I am trying to ingest presto-on-hive, but got foll...
# ingestion
c
I am trying to ingest presto-on-hive, but got following error, could anyone help to check it. Thx
Copy code
datahub.ingestion.run.pipeline.PipelineInitError: Failed to configure source (presto-on-hive)
[2022-09-26 05:58:34,312] ERROR    {datahub.entrypoints:195} - Command failed: 
	Failed to configure source (presto-on-hive) due to 
		'TSocket read 0 bytes'.
	Run with --debug to get full stacktrace.

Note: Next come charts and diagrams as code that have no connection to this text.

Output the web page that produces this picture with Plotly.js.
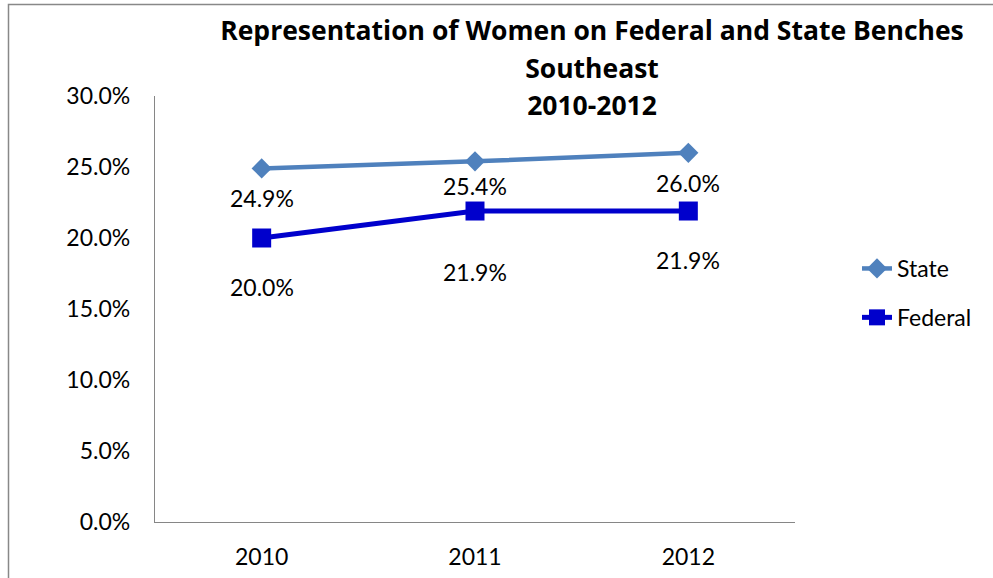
<!DOCTYPE html>
<html>
<head>
<meta charset="utf-8">
<script src="https://cdn.plot.ly/plotly-3.0.1.min.js"></script>
<style>
  html, body { margin: 0; padding: 0; background: #fff; }
  #chart { width: 993px; height: 578px; }
</style>
</head>
<body>
<div id="chart"></div>
<script>
// ---- Data ----
var years = ['2010', '2011', '2012'];
var stateValues = [0.249, 0.254, 0.260];
var federalValues = [0.200, 0.219, 0.219];
var seriesNames = ['State', 'Federal'];
var titleLines = ['Representation of Women on Federal and State Benches', 'Southeast', '2010-2012'];

// ---- Label placement (style only, pixels below the point) ----
var stateLabelShift = [-30, -25, -30];
var federalLabelShift = [-49, -61, -49];

var FONT = 'Lato, "Open Sans", "Noto Sans", sans-serif';
var TITLE_FONT = '"Open Sans", Lato, sans-serif';
var TXT = 23;
var axisGray = '#868686';
var stateColor = '#4F81BD';
var federalColor = '#0000CC';

var W = 993, H = 578;
var M = { l: 155, r: 198, t: 96, b: 56 };
var pw = W - M.l - M.r, ph = H - M.t - M.b;
function px2x(p) { return (p - M.l) / pw; }
function py2y(p) { return (H - M.b - p) / ph; }

var traces = [
  {
    type: 'scatter', mode: 'lines+markers', name: seriesNames[0],
    x: years, y: stateValues, legendgroup: 'a',
    line: { color: stateColor, width: 4.5 },
    marker: { symbol: 'diamond', size: 15.5, color: stateColor },
    hoverinfo: 'skip'
  },
  {
    type: 'scatter', mode: 'lines+markers', name: seriesNames[1],
    x: years, y: federalValues, legendgroup: 'b',
    line: { color: federalColor, width: 5 },
    marker: { symbol: 'square', size: 19, color: federalColor },
    hoverinfo: 'skip'
  }
];

var labelAnnotations = [];
function addLabels(vals, shifts) {
  for (var i = 0; i < vals.length; i++) {
    labelAnnotations.push({
      x: i, y: vals[i], xref: 'x', yref: 'y',
      text: (vals[i] * 100).toFixed(1) + '%',
      showarrow: false, yshift: shifts[i], xanchor: 'center', yanchor: 'middle',
      font: { family: FONT, size: TXT, color: '#000000' }
    });
  }
}
addLabels(stateValues, stateLabelShift);
addLabels(federalValues, federalLabelShift);

var layout = {
  width: W, height: H,
  margin: M,
  paper_bgcolor: '#fff', plot_bgcolor: '#fff',
  font: { family: FONT, size: TXT, color: '#000' },
  title: {
    text: titleLines.map(function (s) { return '<span style="font-size:26.5px">' + s + '</span>'; }).join('<br>'),
    font: { family: TITLE_FONT, size: 29, color: '#000', weight: 'bold' },
    x: 592 / W, xref: 'container', xanchor: 'center',
    y: 1 - 40 / H, yref: 'container', yanchor: 'top'
  },
  xaxis: {
    type: 'category', range: [-0.5, 2.5],
    showline: true, linecolor: axisGray, linewidth: 1.3,
    showgrid: false, zeroline: false, ticks: '',
    ticklabelstandoff: 14,
    tickfont: { family: FONT, size: TXT, color: '#000' },
    fixedrange: true
  },
  yaxis: {
    range: [0, 0.30], dtick: 0.05, tickformat: '.1%',
    showline: true, linecolor: axisGray, linewidth: 1.3,
    showgrid: false, zeroline: false, ticks: '',
    ticklabelstandoff: 19,
    tickfont: { family: FONT, size: TXT, color: '#000' },
    fixedrange: true
  },
  showlegend: true,
  legend: {
    x: px2x(857), xanchor: 'left', y: py2y(247), yanchor: 'top',
    traceorder: 'grouped', tracegroupgap: 16,
    font: { family: FONT, size: TXT, color: '#000' },
    bgcolor: 'rgba(0,0,0,0)'
  },
  annotations: labelAnnotations,
  shapes: [{
    type: 'rect', xref: 'paper', yref: 'paper',
    x0: px2x(8.5), x1: px2x(1010), y0: py2y(600), y1: py2y(4.5),
    line: { color: '#888', width: 1.5 }, fillcolor: 'rgba(0,0,0,0)', layer: 'below'
  }]
};

Plotly.newPlot('chart', traces, layout, { displayModeBar: false });
</script>
</body>
</html>
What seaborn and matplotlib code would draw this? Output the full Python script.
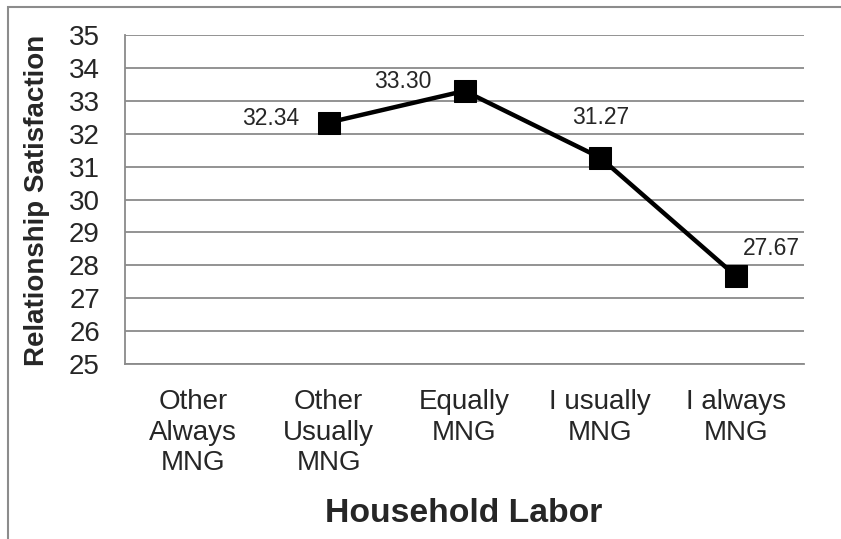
import numpy as np
import pandas as pd
import seaborn as sns
import matplotlib.pyplot as plt
from matplotlib.patches import Rectangle

# Chart data
categories = ["Other\nAlways\nMNG", "Other\nUsually\nMNG", "Equally\nMNG", "I usually\nMNG", "I always\nMNG"]
satisfaction = [np.nan, 32.34, 33.30, 31.27, 27.67]
y_ticks = [25, 26, 27, 28, 29, 30, 31, 32, 33, 34, 35]

# label offsets (pixels) from each marker, Excel-style placement
label_offsets = [(0, 0), (-58, -4), (-62, -9), (0, -40), (35, -28)]

df = pd.DataFrame({"pos": np.arange(len(categories)), "value": satisfaction})

sns.set_style("white")
plt.rcParams["font.family"] = ["Liberation Sans", "DejaVu Sans"]

fig = plt.figure(figsize=(8.41, 5.39), dpi=100)
ax = fig.add_axes([125 / 841, 1 - 364 / 539, (804 - 125) / 841, (364 - 35) / 539])

grid_col = "#8a8a8a"
for t in y_ticks:
    ax.axhline(t, color=grid_col, lw=1.3, zorder=0)

sns.lineplot(data=df.dropna(), x="pos", y="value", marker="s", markersize=16,
             color="black", linewidth=3.2, markeredgecolor="black", ax=ax, zorder=3)

for i, v in enumerate(satisfaction):
    if np.isnan(v):
        continue
    dx, dy = label_offsets[i]
    ax.annotate(f"{v:.2f}", (i, v), xytext=(dx, -dy), textcoords="offset pixels",
                ha="center", va="center", fontsize=16.5)

ax.set_xlim(-0.5, len(categories) - 0.5)
ax.set_ylim(25, 35)
ax.set_yticks(y_ticks)
ax.set_yticklabels([str(t) for t in y_ticks], fontsize=20)
ax.set_xticks(np.arange(len(categories)))
ax.set_xticklabels(categories, fontsize=20, linespacing=1.23)
ax.set_xticks(np.arange(len(categories) + 1) - 0.5, minor=True)
ax.tick_params(axis="x", which="major", length=0, pad=18)
ax.tick_params(axis="x", which="minor", length=6, width=1.3, color=grid_col, direction="out")
ax.tick_params(axis="y", which="major", length=6, width=1.3, color=grid_col, pad=12, direction="out")

for s in ["top", "right"]:
    ax.spines[s].set_visible(False)
for s in ["left", "bottom"]:
    ax.spines[s].set_color(grid_col)
    ax.spines[s].set_linewidth(1.3)

ax.set_xlabel("")
ax.set_ylabel("")
fig.text(37.5 / 841, 1 - 200 / 539, "Relationship Satisfaction", fontsize=20, fontweight="bold",
         rotation=90, ha="center", va="center")
fig.text(464 / 841, 1 - 513 / 539, "Household Labor", fontsize=24.3, fontweight="bold",
         ha="center", va="center")

# outer chart frame (only top and left edges show in the crop)
fig.patches.append(Rectangle((8 / 841, -0.1), 1.2, 1 - 7 / 539 + 0.1, transform=fig.transFigure,
                             fill=False, edgecolor="#8c8c8c", linewidth=1.5))

fig.savefig("out.png", dpi=100)
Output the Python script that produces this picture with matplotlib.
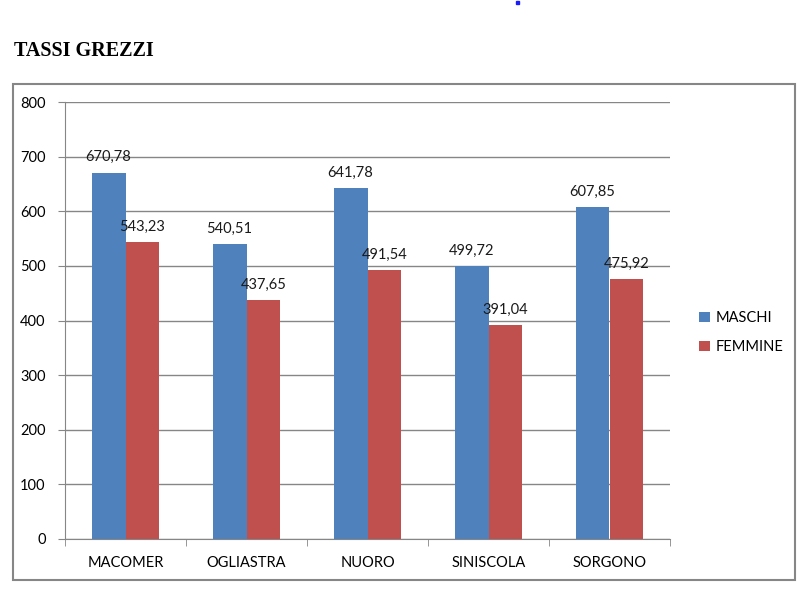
import matplotlib.pyplot as plt
import numpy as np
from matplotlib.patches import Rectangle

categories = ["MACOMER", "OGLIASTRA", "NUORO", "SINISCOLA", "SORGONO"]
maschi = [670.78, 540.51, 641.78, 499.72, 607.85]
femmine = [543.23, 437.65, 491.54, 391.04, 475.92]
series_names = ["MASCHI", "FEMMINE"]
yticks = [0, 100, 200, 300, 400, 500, 600, 700, 800]

W, H = 810, 602
fig = plt.figure(figsize=(W / 100, H / 100), dpi=100)
plt.rcParams['font.family'] = ['Lato', 'DejaVu Sans']

# outer chart frame
fig.patches.append(Rectangle((13 / W, 1 - 580 / H), (795 - 13) / W, (580 - 84) / H,
                             transform=fig.transFigure, fill=False,
                             edgecolor='#868686', linewidth=1.5))
# small blue dot at top
fig.patches.append(Rectangle((516 / W, 1 - 4 / H), 3 / W, 3 / H,
                             transform=fig.transFigure, color='#1a1aff'))

fig.text(14 / W, 1 - 56 / H, "TASSI GREZZI", family='Liberation Serif',
         fontweight='bold', fontsize=14.5, ha='left', va='baseline')

ax = fig.add_axes([65 / W, 1 - 539 / H, (670 - 65) / W, (539 - 102) / H])

x = np.arange(len(categories))
bw = 0.28
grid_c = '#868686'
b1 = ax.bar(x - bw / 2, maschi, bw, color='#4F81BD', label=series_names[0], zorder=3)
b2 = ax.bar(x + bw / 2, femmine, bw, color='#C0504D', label=series_names[1], zorder=3)

for bars, vals in ((b1, maschi), (b2, femmine)):
    for r, v in zip(bars, vals):
        ax.annotate(f"{v:.2f}".replace('.', ','),
                    (r.get_x() + r.get_width() / 2, v),
                    xytext=(0, 6), textcoords='offset points',
                    ha='center', va='bottom', fontsize=10.5, color='#1a1a1a', zorder=4)

ax.set_xlim(-0.5, len(categories) - 0.5)
ax.set_ylim(0, 800)
ax.set_yticks(yticks)
ax.tick_params(axis='y', length=5, color=grid_c, labelsize=10.5, pad=9)
ax.yaxis.grid(True, color=grid_c, linewidth=1, zorder=0)
ax.set_xticks(x)
ax.set_xticklabels(categories, fontsize=10.5)
ax.set_xticks(np.arange(len(categories) + 1) - 0.5, minor=True)
ax.tick_params(axis='x', which='major', length=0, pad=12)
ax.tick_params(axis='x', which='minor', length=5, color=grid_c)

for s in ['top', 'right']:
    ax.spines[s].set_visible(False)
for s in ['left', 'bottom']:
    ax.spines[s].set_color(grid_c)

fig.legend(handles=[b1, b2], labels=series_names, loc='upper left',
           bbox_to_anchor=(692 / W, 1 - 304 / H), frameon=False,
           fontsize=10.5, handlelength=0.7, handleheight=0.7,
           handletextpad=0.4, labelspacing=1.0, borderpad=0)

fig.savefig("out.png", dpi=100)
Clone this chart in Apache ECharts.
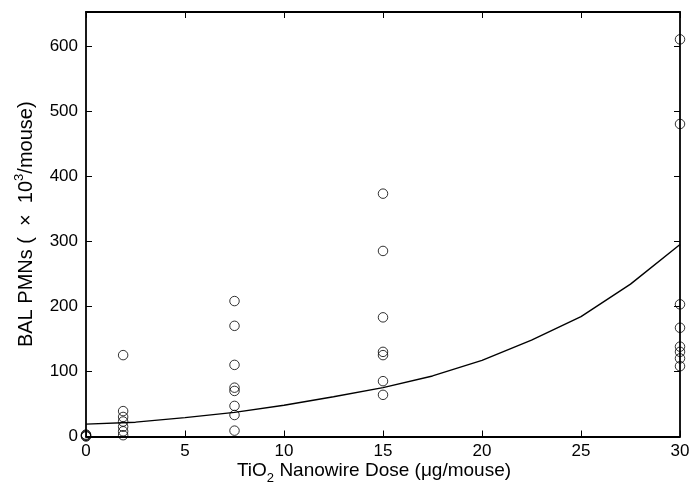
<!DOCTYPE html>
<html>
<head>
<meta charset="utf-8">
<script src="https://cdn.jsdelivr.net/npm/echarts@6/dist/echarts.min.js"></script>
<style>
html,body{margin:0;padding:0;background:#fff;}
#chart{width:693px;height:486px;}
</style>
</head>
<body>
<div id="chart"></div>
<script>
// Observed data (dose in ug/mouse, PMNs x10^3/mouse)
const dose0 = 0;
const pmn0 = [0, 1, 2, 3];
const dose1 = 1.875;
const pmn1 = [125, 39, 30, 23, 15, 8, 2];
const dose2 = 7.5;
const pmn2 = [208, 170, 110, 75, 70, 47, 33, 9];
const dose3 = 15;
const pmn3 = [373, 285, 183, 130, 125, 85, 64];
const dose4 = 30;
const pmn4 = [610, 480, 203, 167, 138, 130, 120, 108];

// Fitted curve readings
const fitX = [0, 2.5, 5, 7.5, 10, 12.5, 15, 17.5, 20, 22.5, 25, 27.5, 30];
const fitY = [19, 22, 29, 37, 48, 61, 75, 93, 117, 148, 184, 234, 295];

// Axis ticks
const xTicks = [0, 5, 10, 15, 20, 25, 30];
const yTicks = [0, 100, 200, 300, 400, 500, 600];

const groups = [[dose0, pmn0], [dose1, pmn1], [dose2, pmn2], [dose3, pmn3], [dose4, pmn4]];
const scatterData = [];
groups.forEach(([d, arr]) => arr.forEach(v => scatterData.push([d, v])));
const fitData = fitX.map((x, i) => [x, fitY[i]]);

const font = 'Liberation Sans, Arial, sans-serif';
function axisCommon() {
  return {
    min: 0,
    axisLine: {show: true, onZero: false, lineStyle: {color: '#000', width: 1.8}},
    axisTick: {show: true, inside: true, length: 6, lineStyle: {color: '#000', width: 1}},
    splitLine: {show: false}
  };
}

const chart = echarts.init(document.getElementById('chart'), null, {renderer: 'canvas'});
chart.setOption({
  animation: false,
  backgroundColor: '#fff',
  grid: {left: 86, right: 13, top: 12, bottom: 49.5, containLabel: false, outerBoundsMode: 'none'},
  xAxis: [
    Object.assign(axisCommon(), {
      type: 'value', position: 'bottom', max: xTicks[xTicks.length - 1], interval: 5,
      axisLabel: {color: '#000', fontSize: 17, fontFamily: font, margin: 6},
      name: '{a|TiO}{s|2}{a| Nanowire Dose (μg/mouse)}',
      nameLocation: 'middle', nameGap: 25, nameMoveOverlap: false,
      nameTextStyle: {
        color: '#000', fontFamily: font, fontSize: 19,
        padding: [0, 18, 0, 0],
        rich: {
          a: {fontSize: 19, fontFamily: font, color: '#000', verticalAlign: 'top'},
          s: {fontSize: 13, fontFamily: font, color: '#000', padding: [10, 0, 0, 0], verticalAlign: 'top'}
        }
      }
    }),
    Object.assign(axisCommon(), {
      type: 'value', position: 'top', max: xTicks[xTicks.length - 1], interval: 5,
      axisLabel: {show: false}
    })
  ],
  yAxis: [
    Object.assign(axisCommon(), {
      type: 'value', position: 'left', max: 652, interval: 100,
      axisLabel: {color: '#000', fontSize: 17, fontFamily: font, margin: 8, showMaxLabel: false},
      name: '{a|BAL PMNs (  ×  10}{p|3}{a|/mouse)}',
      nameLocation: 'middle', nameGap: 50, nameMoveOverlap: false,
      nameTextStyle: {
        color: '#000', fontFamily: font, fontSize: 20,
        rich: {
          a: {fontSize: 20, fontFamily: font, color: '#000', padding: [7, 0, 0, 0]},
          p: {fontSize: 13, fontFamily: font, color: '#000', padding: [0, 0, 7, 0]}
        }
      }
    }),
    Object.assign(axisCommon(), {
      type: 'value', position: 'right', max: 652, interval: 100,
      axisLabel: {show: false}
    })
  ],
  series: [
    {
      type: 'line', data: fitData, showSymbol: false, symbol: 'none',
      lineStyle: {color: '#000', width: 1.4}, clip: false, z: 3
    },
    {
      type: 'scatter', data: scatterData, symbol: 'circle', symbolSize: 9.5,
      itemStyle: {color: 'transparent', borderColor: '#000', borderWidth: 1},
      clip: false, z: 4
    }
  ]
});
</script>
</body>
</html>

My datahub version is v0.8.44. the recipe.yml is like
Copy code
source:
  type: presto-on-hive
  config:
    host_port: <http://xxx.presto.com:9106|xxx.presto.com:9106>
    database: db
    scheme: 'hive'
    schema_pattern:
      allow:
        - "default"
    username: hive
    options:
      connect_args:
        http_path: "/hive2"
        auth: NOSASL


sink:
  type: "datahub-rest"
  config:
    server: "<http://localhost:8080>"
d
In Presto on Hive you have to connect to the Metastore db. I think here you tried to connect to something else.
c
what are you going to ingest, presto or hive? the source type presto-on-hive doesn't exist . it should be hive if your target is hive.
c
Interesting. presto-on-hive is provided by the official doc. Actually, I want to ingest hive metadata, while using presto query engine ability to do data profiling
c
my mistake. 😂
c
So, how can I achieve this?
Copy code
Actually, I want to ingest hive metadata, while using presto query engine ability to do data profiling
c
use source type hive instead of presto-on-hive, I think.
d
Unfortunately you can currently only do profiling with the hive source. Presto on hive source connects directly to the metastore database and that’s why it is much faster to ingest metadata but it can’t access the table data therefore it can’t do profiling.